A pity the same can’t be said for the armchair finger pointing recrimination by vaccine nationalist T Gardener when he maliciously claimed EU leaders were allowing the virus to run rampant through the populations of the member states. (‘It has taken a pandemic…’ March 26)
The stark truth is the EU were three weeks behind the UK in approving a vaccine, which allowed us to get our orders in first and snap up millions of AstraZeneca doses at the expense of continental Europe and the rest of the world. With supply exceeding demand, unexpected production delays, and convoluted contractual obligations, small wonder the EU’s leaders have made such a hash of the entire process.
Both Merkel and Macron have both admitted their hesitancy was a serious mistake that will cost lives, but nothing on the scale of the initial inaction of the British government, resulting in a death toll approaching 127,000, the fifth highest in the world.

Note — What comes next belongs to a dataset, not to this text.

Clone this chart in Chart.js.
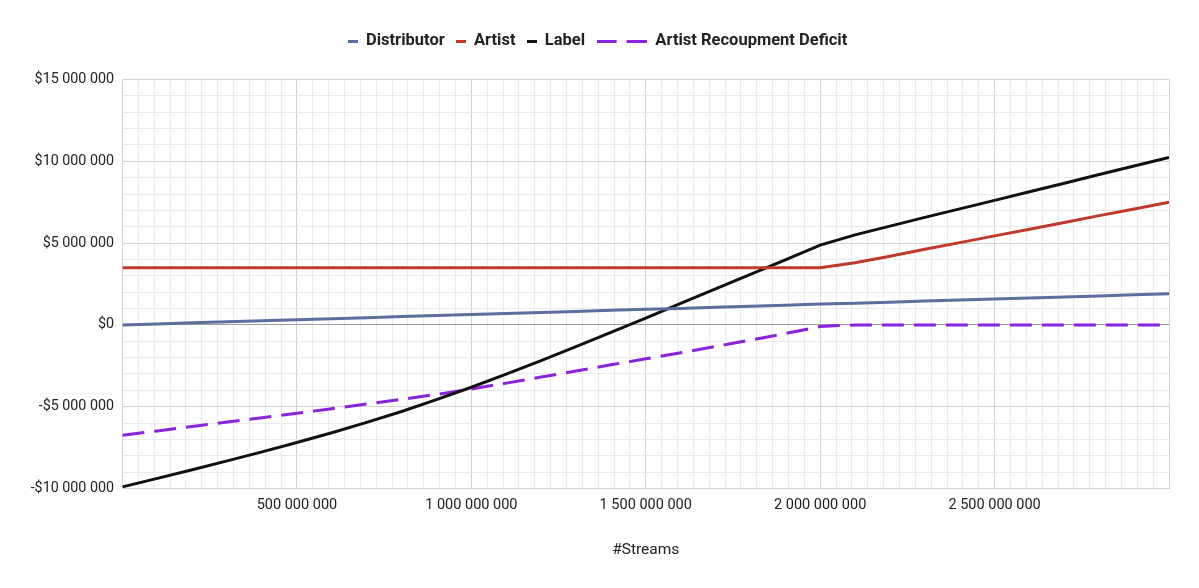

There has been incompetence in dealing with the unpredictable consequences of the pandemic and guilt on all sides. We need to understand and recognise the complexity of the situation before we engage in cheap point scoring to blame each other.
We urgently need to reflect where stand in relation to the 90 per cent of the world which doesn’t have any vaccine doses at all.
The solution to vaccine nationalism, is vaccine internationalism, one of the primary founding values of the EU.